No capitalismo contemporâneo, o mercado, enquanto instância alegórica fundamental do exercício do arbítrio, converte os medos na indústria dos seguros (e dos seguros dos seguros, as imagens de imagens) e converte as esperanças no mercado acionário, como bem observado pelo Bruno. A própria Teologia-Política - a força que se põe, agora, de forma oculta, na medida em que é importante não desnaturar a naturalidade das relações econômicas - se vale desse conceito de tempo: a concretude da ficção da dívida é fundamental para o Estado, máquina teológico-política definitiva, que subjuga os viventes enquanto súditos sob o discurso de que eles lhe devem a vida (e partir dessa dívida fundamental, surge o fundamento de legitimidade de qualquer espécie de dívida).

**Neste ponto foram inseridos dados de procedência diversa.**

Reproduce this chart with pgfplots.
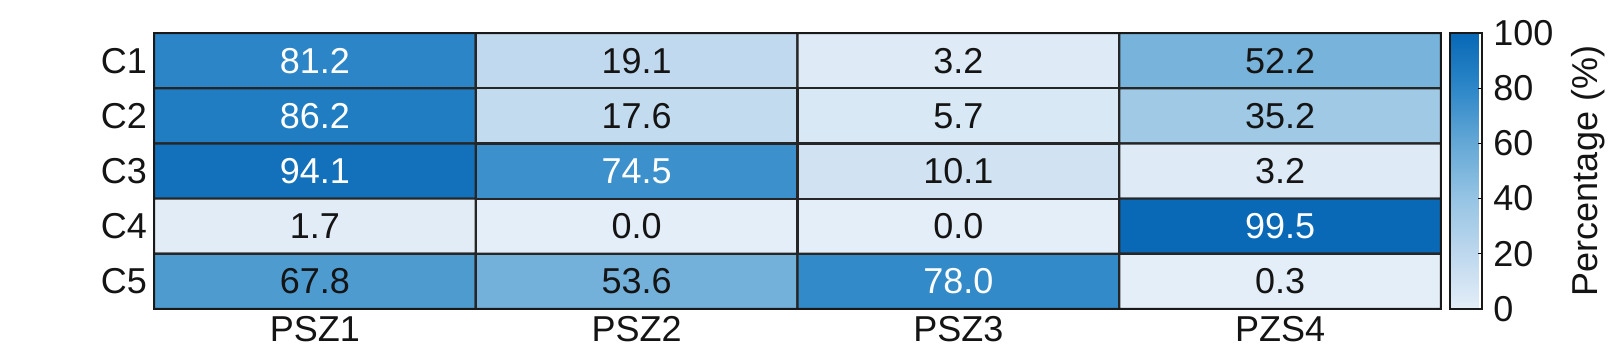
\documentclass[border=0pt]{standalone}
\usepackage{fontspec}
\setmainfont{Liberation Sans}
\usepackage{pgfplots}
\pgfplotsset{compat=1.18}
\newcommand{\fs}{\fontsize{18}{21}\selectfont}
\definecolor{txt}{RGB}{20,20,20}
\begin{document}
\begin{tikzpicture}
\path[use as bounding box] (-77pt,-27pt) rectangle (727pt,154.5pt);
\begin{axis}[
  at={(0,0)}, anchor=south west,
  scale only axis, width=643.5pt, height=138pt,
  xmin=-0.5, xmax=3.5, ymin=-0.5, ymax=4.5, y dir=reverse,
  xtick={0,1,2,3}, xticklabels={PSZ1,PSZ2,PSZ3,PZS4},
  ytick={0,1,2,3,4}, yticklabels={C1,C2,C3,C4,C5},
  major tick length=0pt,
  tick label style={font=\fs, text=txt},
  /pgf/number format/assume math mode=true,
  axis on top,
  axis line style={line width=1.2pt, black!90},
  colormap={blues}{rgb255(0cm)=(228,238,248); rgb255(1cm)=(190,216,238); rgb255(2cm)=(150,196,228); rgb255(3cm)=(100,168,214); rgb255(4cm)=(45,135,200); rgb255(5cm)=(8,104,182)},
  point meta min=0, point meta max=100,
  colorbar right,
  colorbar shift/.style={xshift=4pt},
  colorbar style={
    width=16pt,
    ytick={0,20,40,60,80,100},
    ytick pos=right, yticklabel pos=right,
    tick align=inside, major tick length=2pt,
    tick style={black, line width=0.6pt},
    axis line style={line width=1.2pt, black!90},
    yticklabel style={font=\fs, text=txt, xshift=2pt},
    /pgf/number format/assume math mode=true,
    ylabel={Percentage (\%)},
    ylabel style={font=\fs, text=txt, yshift=-2pt},
  },
]
\addplot[matrix plot*, mesh/cols=4, point meta=explicit, draw=black!85, line width=1.1pt] coordinates {
 (0,0) [81.2] (1,0) [19.1] (2,0) [3.2] (3,0) [52.2]

 (0,1) [86.2] (1,1) [17.6] (2,1) [5.7] (3,1) [35.2]

 (0,2) [94.1] (1,2) [74.5] (2,2) [10.1] (3,2) [3.2]

 (0,3) [1.7] (1,3) [0.0] (2,3) [0.0] (3,3) [99.5]

 (0,4) [67.8] (1,4) [53.6] (2,4) [78.0] (3,4) [0.3]
};
\addplot[draw=none, mark=none, nodes near coords, point meta=explicit symbolic,
  nodes near coords style={anchor=center, font=\fs, text=white}] coordinates {
 (0,0) [81.2] (0,1) [86.2] (0,2) [94.1] (1,2) [74.5] (3,3) [99.5] (2,4) [78.0]
};
\addplot[draw=none, mark=none, nodes near coords, point meta=explicit symbolic,
  nodes near coords style={anchor=center, font=\fs, text=txt}] coordinates {
 (1,0) [19.1] (2,0) [3.2] (3,0) [52.2]
 (1,1) [17.6] (2,1) [5.7] (3,1) [35.2]
 (2,2) [10.1] (3,2) [3.2]
 (0,3) [1.7] (1,3) [0.0] (2,3) [0.0]
 (0,4) [67.8] (1,4) [53.6] (3,4) [0.3]
};
\end{axis}
\end{tikzpicture}
\end{document}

É aí que encontramos o gancho para a questão do direito à insolvência. O direito surge da dívida (finitas e em blocos móveis, mas já visando a sua infinitude e sua imobilidade) como nos lembra Nietzsche. O sistema de direitos e obrigações (não à toa identificadas com "deveres") corresponde à bipartição crédito-débito, isto é, alude a uma dívida cuja existência é hipotética. O direito estatal é uma das formas mais brutais de domínio porque prevê uma dívida infinita e não realocável - basta pensar no sistema de pagamento de tributos. Um direito à insolvência é a subversão máxima do direito estatal porque representa a neutralização do conceito de dívida infinita - na forma de afirmação do aqui-agora, da potência -, a fantástica ideia de ser creditado a um sujeito poder não ser debitado pelas condições impostas.
Isso tem todo significado em uma economia na qual as pessoas produzem o valor que não lhes é retornado e, para que tal valor se realize, lhe é "emprestado" a riqueza social que elas mesmas já produziram para compra...o que elas produziram...O homem endividado é uma das expressões máximas da nossa época, como nos lembra Negri, mas é possível, a partir daquilo que ele se empoderou por conta da dívida, que se reconecte as partes que atritam no vazio e, assim, se realize sua potência perdida. Um passo importantíssimo para tanto é dizer que o rei está nu - e hoje, isto é o mesmo que dizer que o Futuro nunca chega. Se o Homem não é nada e o tempo é tudo, é preciso construir um conceito de tempo, material, potente e funcional para operarmos o corte Histórico do qual depende nossa sobrevivência.